The provincial government announced the move as state-owned power generator Hydro Quebec said it has asked the province to limit total power available to all digital currency miners to a block of 500 megawatts, according to Reuters. That is about enough energy to run a single aluminum smelting plant, or a fraction of the 17,000 megawatts in capacity requested so far by miners looking to operate in Quebec, Reuters reported.
Quebec’s government also issued a ministerial decree calling for regulations to define a new category of electricity consumers for the blockchain sector and a tariff reserved for this category, establish a block of energy reserved for this category of consumers; and figure out how to maximize Hyrdo Quebec’s revenue as well as the economic spinoffs for the jurisdiction.
“What we are aiming for by the measures announced today is to allow us to welcome, in a responsible, prudent and pragmatic way, the best companies in the field of blockchain technology, to contribute to the economic development of other sectors that have spin-offs throughout Quebec, and to ensure the supply of energy to all Quebecers,” stated Pierre Moreau, the minister of Energy and Natural Resources.
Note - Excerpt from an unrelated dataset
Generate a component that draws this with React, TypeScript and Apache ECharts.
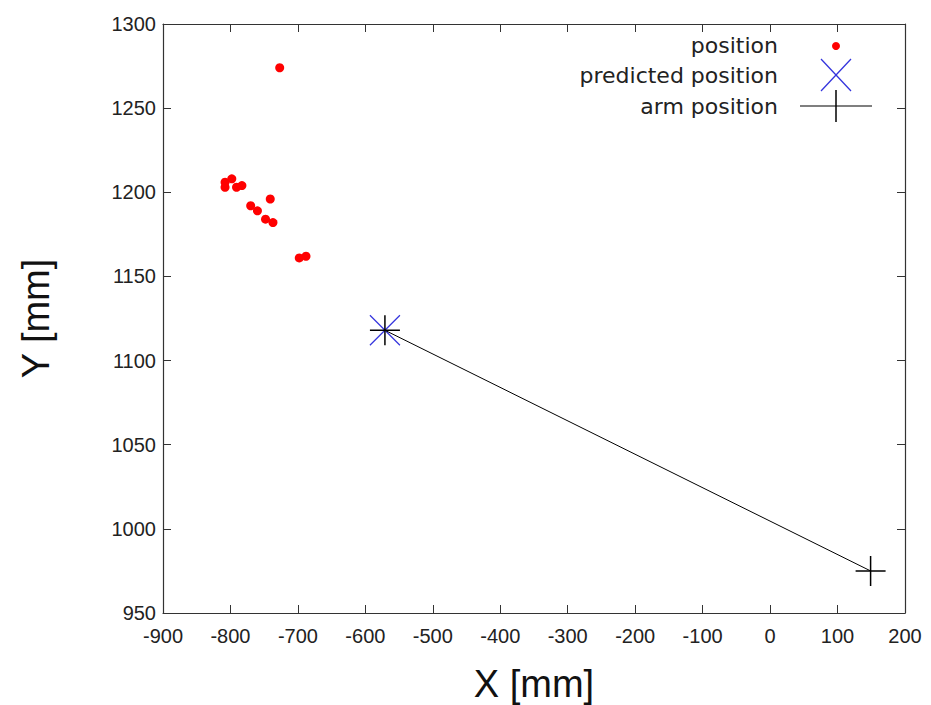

Hydro-Québec Distribution President Eric Filion said in a statement that new rules are required to ensure that the digital mining industry helps expand the province’s economy and does not result in higher power rates for its residents, Reuters stated.
Cryptocurrency operations “mine” or create digital coins by solving complex mathematical puzzles, a process that requires large amounts of energy to run lightening-fast microprocessors and air-conditioning systems to cool computers, Reuters explained.
The cost of energy alone can consume 30 to 60 percent of a mining operation’s revenues, according to a report by Bloomberg New Energy Finance, with cooling costs making up a large portion of that cost.